Por Valentín Varillas
En estos tiempos de la 4T, se ha utilizado como nunca el supuesto patriotismo como columna vertebral del discurso oficial.
La defensa del país ante inverosímiles amenazas externas, ha sido un recurso de altísima rentabilidad política para el presidente López Obrador, líderes de las bancadas de Morena y otros personajes de gran influencia en el oficialismo.
Y sirve, ha servido y servirá, como una efectiva salida ante la falta de resultados en el ejercicio de gobierno.
En términos prácticos, se trata de una ruta de escape que opera para justificarlo todo.
O casi todo.
Pemex y CFE están quebradas, llevan décadas reportando pérdidas de manera consistente y año con año, pero son parte fundamental de nuestra industria estratégica nacional.
Los números rojos, se han pintado también, históricamente, con el verde y el blanco de nuestra identidad como mexicanos.
Antes jodidos que entreguistas.
Y hay una razón para seguir usando semejante maniqueísmo.
En las estrategias de control de daños y ante la falta de argumentos concretos, siempre ha resultado mejor culpar a los de afuera, que hacer una dolorosa introspección para evaluar lo que ha fallado dentro.
“Soberanía”- es la palabra más socorrida en esta engañosa narrativa.
Un término que, en su acepción más elemental, supone autonomía.
La misma que hemos perdido ante el embate del crimen organizado.
No hay independencia cuando las instituciones públicas del Estado se encuentran infiltradas por la delincuencia.

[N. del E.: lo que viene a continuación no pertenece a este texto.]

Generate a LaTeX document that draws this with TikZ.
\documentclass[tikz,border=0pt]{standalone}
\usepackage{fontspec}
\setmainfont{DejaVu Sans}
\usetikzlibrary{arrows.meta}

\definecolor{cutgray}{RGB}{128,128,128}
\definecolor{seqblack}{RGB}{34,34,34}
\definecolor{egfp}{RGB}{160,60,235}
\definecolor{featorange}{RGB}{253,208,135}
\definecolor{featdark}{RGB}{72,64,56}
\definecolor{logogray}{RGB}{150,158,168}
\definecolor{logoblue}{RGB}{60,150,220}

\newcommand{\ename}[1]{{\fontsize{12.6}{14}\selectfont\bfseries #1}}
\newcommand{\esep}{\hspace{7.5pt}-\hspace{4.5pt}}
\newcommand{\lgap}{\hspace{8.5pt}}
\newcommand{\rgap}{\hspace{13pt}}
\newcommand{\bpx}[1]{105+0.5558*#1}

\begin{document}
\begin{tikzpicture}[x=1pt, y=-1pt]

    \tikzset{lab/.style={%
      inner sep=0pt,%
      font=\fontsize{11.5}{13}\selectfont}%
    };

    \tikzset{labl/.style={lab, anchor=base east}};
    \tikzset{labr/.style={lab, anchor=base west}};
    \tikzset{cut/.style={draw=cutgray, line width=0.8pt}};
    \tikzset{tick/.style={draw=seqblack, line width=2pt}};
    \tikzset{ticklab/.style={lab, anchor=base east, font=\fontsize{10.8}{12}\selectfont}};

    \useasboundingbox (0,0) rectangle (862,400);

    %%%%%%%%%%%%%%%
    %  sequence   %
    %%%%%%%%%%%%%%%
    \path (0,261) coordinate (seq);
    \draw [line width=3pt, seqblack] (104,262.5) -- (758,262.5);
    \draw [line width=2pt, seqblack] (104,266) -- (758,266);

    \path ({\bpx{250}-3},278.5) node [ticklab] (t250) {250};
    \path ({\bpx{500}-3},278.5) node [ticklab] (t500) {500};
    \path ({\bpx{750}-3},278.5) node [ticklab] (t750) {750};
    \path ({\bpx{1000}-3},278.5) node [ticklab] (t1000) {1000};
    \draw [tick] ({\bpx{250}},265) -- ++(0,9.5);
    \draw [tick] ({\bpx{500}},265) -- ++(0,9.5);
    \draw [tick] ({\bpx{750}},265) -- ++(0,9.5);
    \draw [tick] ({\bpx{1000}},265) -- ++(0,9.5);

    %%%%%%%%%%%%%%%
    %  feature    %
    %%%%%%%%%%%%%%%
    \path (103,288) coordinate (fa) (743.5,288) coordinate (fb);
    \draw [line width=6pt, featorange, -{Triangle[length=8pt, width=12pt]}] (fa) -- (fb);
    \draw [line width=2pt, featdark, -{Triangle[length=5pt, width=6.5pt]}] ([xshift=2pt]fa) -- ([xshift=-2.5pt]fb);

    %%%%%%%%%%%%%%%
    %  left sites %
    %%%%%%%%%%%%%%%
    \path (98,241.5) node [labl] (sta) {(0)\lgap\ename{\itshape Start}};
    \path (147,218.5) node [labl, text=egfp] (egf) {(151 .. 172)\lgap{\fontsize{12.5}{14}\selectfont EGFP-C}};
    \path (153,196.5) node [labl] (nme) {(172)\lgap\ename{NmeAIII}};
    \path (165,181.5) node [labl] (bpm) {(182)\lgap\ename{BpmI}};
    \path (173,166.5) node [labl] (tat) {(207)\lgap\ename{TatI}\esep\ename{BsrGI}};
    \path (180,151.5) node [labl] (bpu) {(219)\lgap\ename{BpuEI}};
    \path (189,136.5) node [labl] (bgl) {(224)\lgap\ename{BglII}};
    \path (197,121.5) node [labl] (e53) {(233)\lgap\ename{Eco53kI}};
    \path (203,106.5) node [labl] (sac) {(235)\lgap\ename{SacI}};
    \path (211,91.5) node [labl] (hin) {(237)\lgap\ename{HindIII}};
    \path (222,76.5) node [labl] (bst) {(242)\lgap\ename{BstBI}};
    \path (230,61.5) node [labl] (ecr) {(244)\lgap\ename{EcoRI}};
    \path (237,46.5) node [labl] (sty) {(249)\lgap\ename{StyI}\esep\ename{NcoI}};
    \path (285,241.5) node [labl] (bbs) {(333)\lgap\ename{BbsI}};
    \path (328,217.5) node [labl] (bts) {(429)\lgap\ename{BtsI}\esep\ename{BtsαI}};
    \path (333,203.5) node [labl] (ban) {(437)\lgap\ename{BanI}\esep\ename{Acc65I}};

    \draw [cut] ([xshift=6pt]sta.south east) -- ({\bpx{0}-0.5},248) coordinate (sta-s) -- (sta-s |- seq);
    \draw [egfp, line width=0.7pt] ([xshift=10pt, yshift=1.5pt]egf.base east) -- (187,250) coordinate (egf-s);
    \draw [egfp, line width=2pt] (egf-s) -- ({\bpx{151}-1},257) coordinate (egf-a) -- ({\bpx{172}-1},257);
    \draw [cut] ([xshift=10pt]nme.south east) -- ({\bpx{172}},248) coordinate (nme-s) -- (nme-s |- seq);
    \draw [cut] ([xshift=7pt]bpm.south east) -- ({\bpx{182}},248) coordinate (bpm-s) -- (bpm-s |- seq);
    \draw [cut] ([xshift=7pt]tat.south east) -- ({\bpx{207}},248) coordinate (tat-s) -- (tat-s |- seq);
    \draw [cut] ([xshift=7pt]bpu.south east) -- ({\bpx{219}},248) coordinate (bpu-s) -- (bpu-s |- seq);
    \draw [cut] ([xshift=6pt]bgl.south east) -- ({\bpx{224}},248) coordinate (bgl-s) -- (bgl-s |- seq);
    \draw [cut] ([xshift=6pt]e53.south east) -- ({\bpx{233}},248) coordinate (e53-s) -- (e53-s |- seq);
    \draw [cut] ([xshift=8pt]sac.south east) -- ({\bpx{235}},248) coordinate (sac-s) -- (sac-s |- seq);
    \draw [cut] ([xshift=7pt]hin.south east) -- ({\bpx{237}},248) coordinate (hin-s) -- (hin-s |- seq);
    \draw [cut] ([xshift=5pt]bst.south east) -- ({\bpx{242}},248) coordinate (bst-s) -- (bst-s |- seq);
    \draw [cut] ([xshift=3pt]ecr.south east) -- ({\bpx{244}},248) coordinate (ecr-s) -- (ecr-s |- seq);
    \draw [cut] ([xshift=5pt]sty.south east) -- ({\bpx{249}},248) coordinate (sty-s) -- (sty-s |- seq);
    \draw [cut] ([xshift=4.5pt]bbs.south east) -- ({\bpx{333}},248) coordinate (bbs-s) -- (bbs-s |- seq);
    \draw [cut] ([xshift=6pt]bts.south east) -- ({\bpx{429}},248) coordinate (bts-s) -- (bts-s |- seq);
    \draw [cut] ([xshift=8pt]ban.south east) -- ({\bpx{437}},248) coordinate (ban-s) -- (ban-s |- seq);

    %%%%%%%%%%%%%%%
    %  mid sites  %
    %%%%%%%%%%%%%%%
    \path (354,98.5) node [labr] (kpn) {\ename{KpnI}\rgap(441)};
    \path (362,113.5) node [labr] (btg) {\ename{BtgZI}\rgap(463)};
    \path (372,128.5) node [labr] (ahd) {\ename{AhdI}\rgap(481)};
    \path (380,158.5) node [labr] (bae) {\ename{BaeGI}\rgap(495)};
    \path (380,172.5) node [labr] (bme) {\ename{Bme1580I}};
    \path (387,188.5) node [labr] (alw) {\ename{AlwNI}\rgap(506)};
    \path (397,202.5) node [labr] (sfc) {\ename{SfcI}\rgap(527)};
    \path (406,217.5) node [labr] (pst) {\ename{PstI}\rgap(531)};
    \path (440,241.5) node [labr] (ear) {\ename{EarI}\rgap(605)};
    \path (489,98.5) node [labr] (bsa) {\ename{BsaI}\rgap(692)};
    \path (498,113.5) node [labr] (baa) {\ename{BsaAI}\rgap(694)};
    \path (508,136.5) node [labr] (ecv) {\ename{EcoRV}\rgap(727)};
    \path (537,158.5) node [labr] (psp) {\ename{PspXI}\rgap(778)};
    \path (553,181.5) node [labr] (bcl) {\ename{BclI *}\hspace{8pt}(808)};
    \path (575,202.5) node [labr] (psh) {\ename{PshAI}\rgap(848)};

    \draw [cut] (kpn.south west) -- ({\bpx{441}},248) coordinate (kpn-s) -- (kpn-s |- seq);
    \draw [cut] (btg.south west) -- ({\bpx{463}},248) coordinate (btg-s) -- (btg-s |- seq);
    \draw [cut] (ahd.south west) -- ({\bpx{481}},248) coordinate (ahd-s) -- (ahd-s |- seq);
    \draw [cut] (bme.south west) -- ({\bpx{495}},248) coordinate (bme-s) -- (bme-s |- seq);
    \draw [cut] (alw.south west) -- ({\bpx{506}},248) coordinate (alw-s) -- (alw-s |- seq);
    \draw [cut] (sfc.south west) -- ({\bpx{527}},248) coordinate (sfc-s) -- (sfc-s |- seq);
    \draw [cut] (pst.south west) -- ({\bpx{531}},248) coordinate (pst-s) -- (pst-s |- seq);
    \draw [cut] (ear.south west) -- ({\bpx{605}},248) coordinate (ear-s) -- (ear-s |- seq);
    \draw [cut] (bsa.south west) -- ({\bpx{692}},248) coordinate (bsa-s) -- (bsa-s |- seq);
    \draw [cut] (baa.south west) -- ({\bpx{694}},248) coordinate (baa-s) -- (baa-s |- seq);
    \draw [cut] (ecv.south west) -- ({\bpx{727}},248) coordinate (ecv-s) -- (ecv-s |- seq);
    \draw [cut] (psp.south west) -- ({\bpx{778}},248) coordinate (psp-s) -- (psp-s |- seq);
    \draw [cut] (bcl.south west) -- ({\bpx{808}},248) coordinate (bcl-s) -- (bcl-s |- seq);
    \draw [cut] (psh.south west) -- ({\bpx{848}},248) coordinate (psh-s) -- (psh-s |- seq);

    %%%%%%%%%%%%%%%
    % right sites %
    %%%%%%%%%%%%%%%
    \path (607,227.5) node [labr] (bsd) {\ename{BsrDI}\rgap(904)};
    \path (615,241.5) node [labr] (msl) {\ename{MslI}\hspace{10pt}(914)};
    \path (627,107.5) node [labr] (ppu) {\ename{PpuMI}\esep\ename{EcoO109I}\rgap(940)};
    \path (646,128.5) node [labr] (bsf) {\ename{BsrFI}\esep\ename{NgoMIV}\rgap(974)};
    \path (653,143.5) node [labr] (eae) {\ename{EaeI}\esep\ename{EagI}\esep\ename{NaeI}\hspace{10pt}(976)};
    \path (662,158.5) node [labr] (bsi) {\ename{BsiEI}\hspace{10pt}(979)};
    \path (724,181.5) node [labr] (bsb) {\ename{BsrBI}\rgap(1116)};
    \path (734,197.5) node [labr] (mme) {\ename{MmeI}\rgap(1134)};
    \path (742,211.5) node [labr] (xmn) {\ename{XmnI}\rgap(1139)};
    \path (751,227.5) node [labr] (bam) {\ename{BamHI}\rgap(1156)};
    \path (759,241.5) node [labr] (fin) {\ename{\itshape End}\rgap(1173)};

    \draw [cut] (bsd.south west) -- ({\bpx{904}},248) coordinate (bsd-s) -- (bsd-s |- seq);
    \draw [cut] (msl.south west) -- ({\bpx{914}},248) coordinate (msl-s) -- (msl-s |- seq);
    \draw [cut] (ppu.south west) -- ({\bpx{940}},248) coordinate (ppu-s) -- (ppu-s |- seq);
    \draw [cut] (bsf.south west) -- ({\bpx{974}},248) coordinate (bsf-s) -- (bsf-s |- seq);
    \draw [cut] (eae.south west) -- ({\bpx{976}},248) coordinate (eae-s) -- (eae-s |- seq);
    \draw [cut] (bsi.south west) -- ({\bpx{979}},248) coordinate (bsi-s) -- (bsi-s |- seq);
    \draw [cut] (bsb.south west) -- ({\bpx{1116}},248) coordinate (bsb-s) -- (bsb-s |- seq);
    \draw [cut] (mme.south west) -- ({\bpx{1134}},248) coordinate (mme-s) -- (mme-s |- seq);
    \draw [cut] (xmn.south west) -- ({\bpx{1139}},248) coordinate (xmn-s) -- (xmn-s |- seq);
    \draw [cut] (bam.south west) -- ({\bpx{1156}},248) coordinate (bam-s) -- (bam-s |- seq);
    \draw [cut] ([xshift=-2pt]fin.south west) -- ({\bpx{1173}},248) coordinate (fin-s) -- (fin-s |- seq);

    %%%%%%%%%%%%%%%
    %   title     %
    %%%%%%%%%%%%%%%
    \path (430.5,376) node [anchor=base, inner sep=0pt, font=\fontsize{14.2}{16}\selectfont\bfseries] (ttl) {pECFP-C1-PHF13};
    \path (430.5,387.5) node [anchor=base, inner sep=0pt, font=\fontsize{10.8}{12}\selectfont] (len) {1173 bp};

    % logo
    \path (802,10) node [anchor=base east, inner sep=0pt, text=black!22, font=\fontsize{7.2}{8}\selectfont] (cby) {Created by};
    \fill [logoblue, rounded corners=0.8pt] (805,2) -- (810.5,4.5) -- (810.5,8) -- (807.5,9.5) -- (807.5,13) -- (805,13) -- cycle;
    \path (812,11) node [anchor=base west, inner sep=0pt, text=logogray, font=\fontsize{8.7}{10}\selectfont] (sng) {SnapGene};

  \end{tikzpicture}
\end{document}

Cuando en buena parte del territorio nacional, los poderes de facto pesan más que el de las autoridades legítimamente establecidas.
Esas que son asesinadas con una frecuencia alarmante, en el mismo momento en el que su actuar se contrapone a sus intereses.
Imposible pensar en la autodeterminación, cuando tienen también una influencia directa en el desarrollo de los procesos electorales.
Financiado campañas, poniendo candidatos, o palomeándolos y vetándolos.
La economía tampoco se salva.
Miles de millones de dólares de origen ilícito, siguen legalizándose a través de sofisticadas estrategias de blanqueo.
Se han camuflageado hasta en los dólares que nuestros paisanos envían desde los Estados Unidos a sus comunidades de origen.
Delitos como el huachicol, son el sostén de miles de familias que han accedido a una mejor calidad de vida, gracias a la ordeña y venta de combustible.
El pueblo bueno y sabio protegen a los capos de las células dedicadas a esta actividad y están dispuestos a perder la vida con tal de no regresar a la pobreza.
Tener éxito en este país, puede ser sinónimo de muerte.
Comerciantes y empresarios tienen que pagar derecho de piso para seguir operando.
Un agresivo cáncer que ha hecho metástasis hasta en la informalidad.
Y que crece exponencialmente ante la complacencia, complicidad o incapacidad de quienes en teoría, deberían de protegerlos.
Así, la tan cacareada libertad laboral garantizada en el texto constitucional.
Súmele el destino fatal de familiares de desaparecidos que se han atrevido a organizarse para alzar la voz y la monstruosa impunidad de la que gozan sus verdugos.
Sometida está igualmente la libertad de manifestación.
Lo mismo pasa con asaltantes, asesinos, secuestradores, violentadores, agresores y demás.
Podríamos seguirle, hasta llenar páginas y páginas de esta vergonzosa radiografía nacional.
Mejor optar por la venda en los ojos.
Siempre al borde del abismo, con nuestro tejido social deshecho, pero, eso sí, envueltos en nuestra insignia nacional.
Vaya soberanía tan torcida.
“Tengan para que aprendan”- nos diría el mesías sexenal en turno.